Rows from a dataset of charts and code
——
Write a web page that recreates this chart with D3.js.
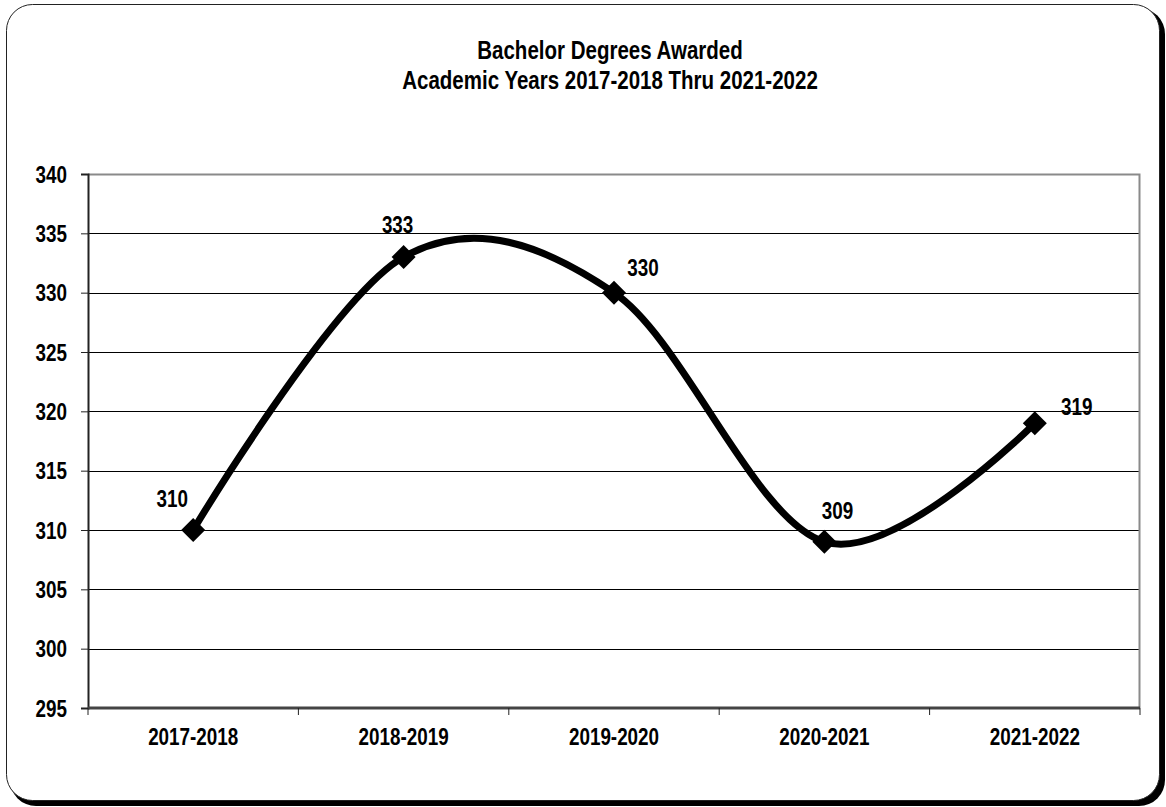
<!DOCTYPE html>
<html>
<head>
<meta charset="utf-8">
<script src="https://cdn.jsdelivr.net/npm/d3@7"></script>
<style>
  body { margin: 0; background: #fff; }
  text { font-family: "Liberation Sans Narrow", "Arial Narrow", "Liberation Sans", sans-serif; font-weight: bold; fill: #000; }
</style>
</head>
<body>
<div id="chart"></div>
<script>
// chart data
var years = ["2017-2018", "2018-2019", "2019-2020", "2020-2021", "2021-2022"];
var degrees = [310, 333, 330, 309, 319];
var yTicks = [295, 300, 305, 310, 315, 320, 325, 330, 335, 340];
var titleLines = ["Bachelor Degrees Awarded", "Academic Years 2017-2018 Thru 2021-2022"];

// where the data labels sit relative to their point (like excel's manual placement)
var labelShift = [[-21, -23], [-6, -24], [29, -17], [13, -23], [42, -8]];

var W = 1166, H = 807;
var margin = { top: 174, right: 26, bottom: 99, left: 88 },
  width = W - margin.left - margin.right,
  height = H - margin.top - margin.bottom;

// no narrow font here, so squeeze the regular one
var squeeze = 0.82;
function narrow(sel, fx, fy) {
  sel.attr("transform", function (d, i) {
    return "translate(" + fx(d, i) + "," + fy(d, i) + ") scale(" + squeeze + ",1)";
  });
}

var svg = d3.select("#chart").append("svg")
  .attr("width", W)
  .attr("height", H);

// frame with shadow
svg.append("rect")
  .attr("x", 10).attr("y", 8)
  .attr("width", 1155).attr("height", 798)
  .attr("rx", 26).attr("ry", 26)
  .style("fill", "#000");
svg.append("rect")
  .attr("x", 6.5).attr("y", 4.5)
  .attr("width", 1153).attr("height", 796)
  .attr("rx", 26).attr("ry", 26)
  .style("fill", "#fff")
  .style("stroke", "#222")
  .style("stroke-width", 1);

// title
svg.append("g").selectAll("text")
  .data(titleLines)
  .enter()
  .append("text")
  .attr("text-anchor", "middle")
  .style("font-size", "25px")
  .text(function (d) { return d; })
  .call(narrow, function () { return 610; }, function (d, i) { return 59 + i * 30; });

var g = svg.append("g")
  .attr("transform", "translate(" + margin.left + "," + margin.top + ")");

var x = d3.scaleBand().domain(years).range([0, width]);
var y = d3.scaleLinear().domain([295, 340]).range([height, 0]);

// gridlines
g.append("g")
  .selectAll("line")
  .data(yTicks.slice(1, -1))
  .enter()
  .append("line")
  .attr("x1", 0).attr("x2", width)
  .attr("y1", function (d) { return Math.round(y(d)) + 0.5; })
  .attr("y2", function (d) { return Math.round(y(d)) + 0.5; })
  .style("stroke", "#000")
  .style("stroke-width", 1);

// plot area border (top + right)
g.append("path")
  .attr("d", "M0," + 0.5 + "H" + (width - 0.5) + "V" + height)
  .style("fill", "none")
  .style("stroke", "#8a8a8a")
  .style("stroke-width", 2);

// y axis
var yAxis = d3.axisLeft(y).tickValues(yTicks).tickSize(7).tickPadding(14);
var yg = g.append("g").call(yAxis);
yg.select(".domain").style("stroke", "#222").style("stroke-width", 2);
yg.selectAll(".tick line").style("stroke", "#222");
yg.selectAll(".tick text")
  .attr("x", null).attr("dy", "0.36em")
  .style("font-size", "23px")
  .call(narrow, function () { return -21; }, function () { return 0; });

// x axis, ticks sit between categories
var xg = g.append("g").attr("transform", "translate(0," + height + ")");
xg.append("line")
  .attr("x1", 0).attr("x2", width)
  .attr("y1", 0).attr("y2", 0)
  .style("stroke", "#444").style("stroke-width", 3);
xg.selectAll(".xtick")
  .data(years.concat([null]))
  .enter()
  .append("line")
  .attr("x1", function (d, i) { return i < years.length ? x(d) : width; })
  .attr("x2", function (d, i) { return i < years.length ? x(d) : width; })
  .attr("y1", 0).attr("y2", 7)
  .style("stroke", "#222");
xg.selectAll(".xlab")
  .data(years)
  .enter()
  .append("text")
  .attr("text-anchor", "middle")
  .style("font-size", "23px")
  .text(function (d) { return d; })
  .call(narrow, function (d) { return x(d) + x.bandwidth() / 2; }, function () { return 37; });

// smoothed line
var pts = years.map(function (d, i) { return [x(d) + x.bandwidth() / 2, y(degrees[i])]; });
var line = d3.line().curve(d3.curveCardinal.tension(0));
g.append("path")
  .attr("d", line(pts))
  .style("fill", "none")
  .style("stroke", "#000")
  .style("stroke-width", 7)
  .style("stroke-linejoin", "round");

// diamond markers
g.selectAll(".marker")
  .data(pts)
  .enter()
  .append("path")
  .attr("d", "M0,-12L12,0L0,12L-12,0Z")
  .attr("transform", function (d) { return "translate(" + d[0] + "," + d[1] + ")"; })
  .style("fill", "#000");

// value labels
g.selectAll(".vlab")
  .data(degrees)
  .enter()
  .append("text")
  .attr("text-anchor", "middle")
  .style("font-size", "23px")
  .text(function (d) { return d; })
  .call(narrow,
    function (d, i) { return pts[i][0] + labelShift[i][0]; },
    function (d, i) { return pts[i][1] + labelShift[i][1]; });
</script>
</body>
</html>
——
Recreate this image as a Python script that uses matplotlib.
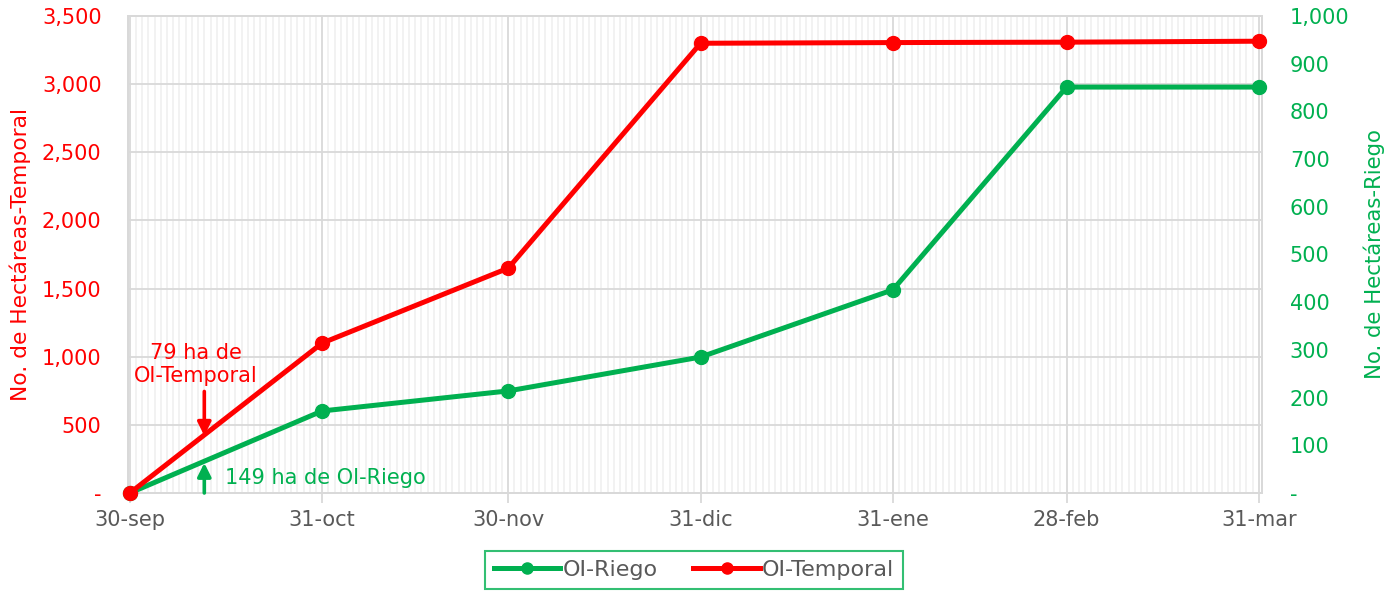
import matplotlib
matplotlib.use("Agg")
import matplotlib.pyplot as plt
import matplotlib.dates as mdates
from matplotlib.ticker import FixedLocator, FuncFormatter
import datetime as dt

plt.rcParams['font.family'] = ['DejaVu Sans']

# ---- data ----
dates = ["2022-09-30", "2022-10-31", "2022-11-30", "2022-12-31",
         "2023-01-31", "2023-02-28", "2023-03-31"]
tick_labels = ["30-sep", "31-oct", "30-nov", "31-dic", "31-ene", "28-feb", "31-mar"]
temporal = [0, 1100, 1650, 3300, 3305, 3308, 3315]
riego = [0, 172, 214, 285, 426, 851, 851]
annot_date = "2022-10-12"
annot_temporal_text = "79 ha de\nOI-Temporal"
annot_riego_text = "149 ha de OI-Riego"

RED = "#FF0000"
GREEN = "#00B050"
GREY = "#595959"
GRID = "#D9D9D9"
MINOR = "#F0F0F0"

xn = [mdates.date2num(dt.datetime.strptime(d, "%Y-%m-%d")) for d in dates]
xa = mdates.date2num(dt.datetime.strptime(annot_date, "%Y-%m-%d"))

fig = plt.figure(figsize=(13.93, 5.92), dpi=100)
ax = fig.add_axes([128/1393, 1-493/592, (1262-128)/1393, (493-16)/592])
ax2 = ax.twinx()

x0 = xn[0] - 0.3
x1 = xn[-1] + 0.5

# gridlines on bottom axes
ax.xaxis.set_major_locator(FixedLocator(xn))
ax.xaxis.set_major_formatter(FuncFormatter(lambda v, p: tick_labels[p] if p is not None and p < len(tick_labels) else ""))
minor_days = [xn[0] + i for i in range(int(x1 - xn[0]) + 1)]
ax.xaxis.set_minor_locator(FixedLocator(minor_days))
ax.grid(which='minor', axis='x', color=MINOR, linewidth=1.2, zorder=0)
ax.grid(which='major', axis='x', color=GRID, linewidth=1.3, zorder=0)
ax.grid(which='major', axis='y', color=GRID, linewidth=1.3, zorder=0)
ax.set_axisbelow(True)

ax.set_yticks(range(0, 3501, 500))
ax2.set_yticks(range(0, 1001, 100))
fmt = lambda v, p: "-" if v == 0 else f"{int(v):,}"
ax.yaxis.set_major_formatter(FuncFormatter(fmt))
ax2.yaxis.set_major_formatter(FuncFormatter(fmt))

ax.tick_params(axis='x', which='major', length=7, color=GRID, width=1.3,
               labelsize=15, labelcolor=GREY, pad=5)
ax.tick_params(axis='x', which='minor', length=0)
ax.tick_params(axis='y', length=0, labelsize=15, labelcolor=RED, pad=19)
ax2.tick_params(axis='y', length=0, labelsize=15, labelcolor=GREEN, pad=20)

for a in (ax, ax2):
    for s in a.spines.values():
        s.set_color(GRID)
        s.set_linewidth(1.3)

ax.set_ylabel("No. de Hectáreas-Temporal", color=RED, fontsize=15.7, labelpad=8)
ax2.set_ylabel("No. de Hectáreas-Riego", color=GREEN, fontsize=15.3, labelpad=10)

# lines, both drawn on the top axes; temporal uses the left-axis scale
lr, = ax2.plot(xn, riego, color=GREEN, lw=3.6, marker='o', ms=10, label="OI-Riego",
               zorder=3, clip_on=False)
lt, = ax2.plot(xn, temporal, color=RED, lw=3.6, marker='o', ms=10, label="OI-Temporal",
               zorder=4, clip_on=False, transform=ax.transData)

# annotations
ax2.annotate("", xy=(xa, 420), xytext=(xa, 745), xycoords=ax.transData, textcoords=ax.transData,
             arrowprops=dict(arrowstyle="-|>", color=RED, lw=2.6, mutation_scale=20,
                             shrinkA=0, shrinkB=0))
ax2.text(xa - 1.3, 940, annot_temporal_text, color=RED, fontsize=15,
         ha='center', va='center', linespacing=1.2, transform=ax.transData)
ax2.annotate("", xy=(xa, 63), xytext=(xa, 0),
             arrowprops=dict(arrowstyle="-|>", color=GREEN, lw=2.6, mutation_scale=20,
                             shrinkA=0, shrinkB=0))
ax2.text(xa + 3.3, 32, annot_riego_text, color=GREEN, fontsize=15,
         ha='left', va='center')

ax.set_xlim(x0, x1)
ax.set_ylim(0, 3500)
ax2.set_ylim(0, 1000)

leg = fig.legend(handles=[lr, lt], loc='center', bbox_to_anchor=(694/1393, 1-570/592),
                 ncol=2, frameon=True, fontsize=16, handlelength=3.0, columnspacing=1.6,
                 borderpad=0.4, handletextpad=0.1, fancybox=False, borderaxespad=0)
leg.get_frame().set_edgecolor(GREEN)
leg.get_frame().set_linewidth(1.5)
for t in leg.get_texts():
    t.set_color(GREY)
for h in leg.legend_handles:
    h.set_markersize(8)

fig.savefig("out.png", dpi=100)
——
• _TASK TO CARRY OUT_
Only the lines between the one with "Write a web" and the one with "height = H - margin.top - margin.bottom;", those two included, get copied from the material above. Keep it exact and free of pictures.

• _OUTPUT FOR THIS EXERCISE_
Write a web page that recreates this chart with D3.js.
<!DOCTYPE html>
<html>
<head>
<meta charset="utf-8">
<script src="https://cdn.jsdelivr.net/npm/d3@7"></script>
<style>
  body { margin: 0; background: #fff; }
  text { font-family: "Liberation Sans Narrow", "Arial Narrow", "Liberation Sans", sans-serif; font-weight: bold; fill: #000; }
</style>
</head>
<body>
<div id="chart"></div>
<script>
// chart data
var years = ["2017-2018", "2018-2019", "2019-2020", "2020-2021", "2021-2022"];
var degrees = [310, 333, 330, 309, 319];
var yTicks = [295, 300, 305, 310, 315, 320, 325, 330, 335, 340];
var titleLines = ["Bachelor Degrees Awarded", "Academic Years 2017-2018 Thru 2021-2022"];

// where the data labels sit relative to their point (like excel's manual placement)
var labelShift = [[-21, -23], [-6, -24], [29, -17], [13, -23], [42, -8]];

var W = 1166, H = 807;
var margin = { top: 174, right: 26, bottom: 99, left: 88 },
  width = W - margin.left - margin.right,
  height = H - margin.top - margin.bottom;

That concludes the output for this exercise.